A twist on classic lasagna that includes a mix of tomato basil and alfredo sauces.

Provided by Bill Heleine @Bigolebill

Categories     Pasta

Number Of Ingredients 14

box oven ready (or no boil) lasagna noodles (we use barilla)
15 ounce(s) ricotta cheese
2 large eggs
16 ounce(s) shredded mozzarella
4 ounce(s) shredded parmesan
24 oz jar of classico tomato basil sauce
16 ounce(s) jar of alfredo sauce
2 pound(s) sweet italian sausage (or half and half mix of sweet italian and regular sausage)
10 ounce(s) frozen spinach
4 ounce(s) can of mushroom pieces
2 1/4 ounce(s) sliced black olives
1 tablespoon(s) anise seed finely chopped
2 tablespoon(s) chopped garlic
1 tablespoon(s) dried oregano

Steps:

  • Preheat oven to 350
  • Mix ricotta cheese, mozzarella, eggs, spinach (drained) and half the parmesan cheese in a mixing bowl.
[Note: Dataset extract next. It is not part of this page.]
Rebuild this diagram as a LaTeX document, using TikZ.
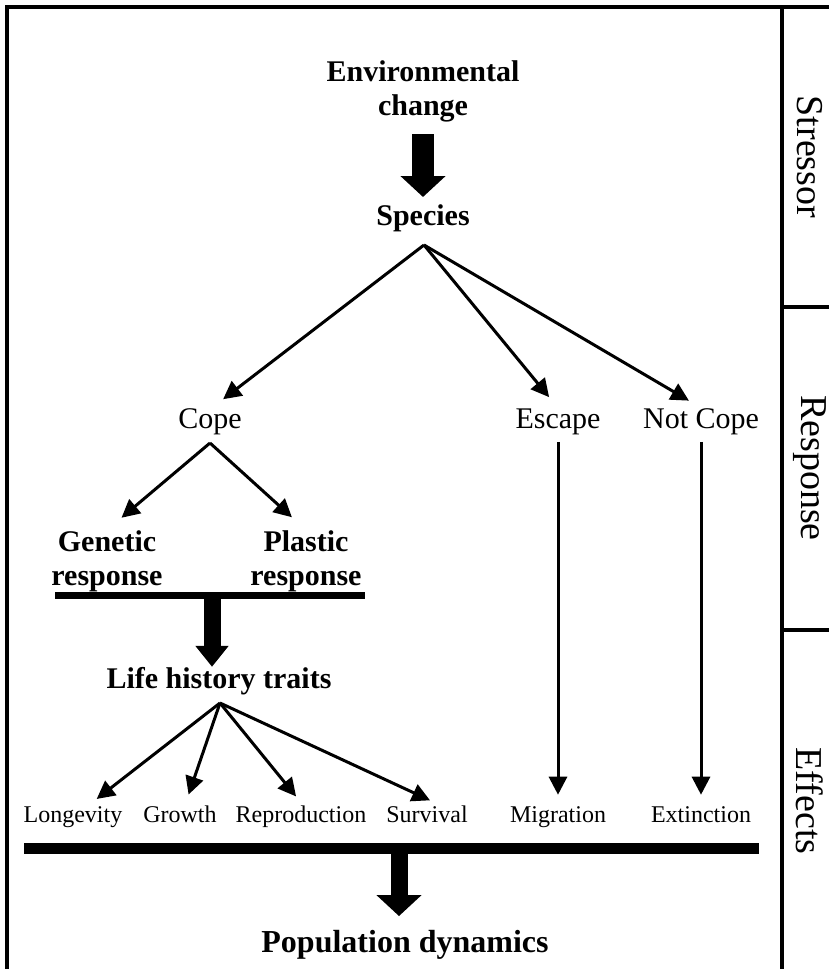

Set aside.
  • In a frying pan on medium heat, fry the sausage, oregano, garlic, mushrooms and Annice seed. Drain. Set aside.
  • In a lasagna pan, pour one cup of tomato basil sauce and spread around. Add 1/3 of the noodles laid flat and slightly overlapping in a row. Spread half the cheese mixture on top of that, 1/2 the olives and then add half the sausage mix. Repeat layers once again.
  • Top the two layers with the remaining noodles. Pour the alfredo sauce over the top and spread evenly. Put the remaining parmesan cheese on top, and then the rest of the olives.
  • Cover the pan with foil and bake for 40 minutes. Remove foil, and the bake an additional 15-20 minutes.
  • Remove from oven and let stand 10 minutes before serving.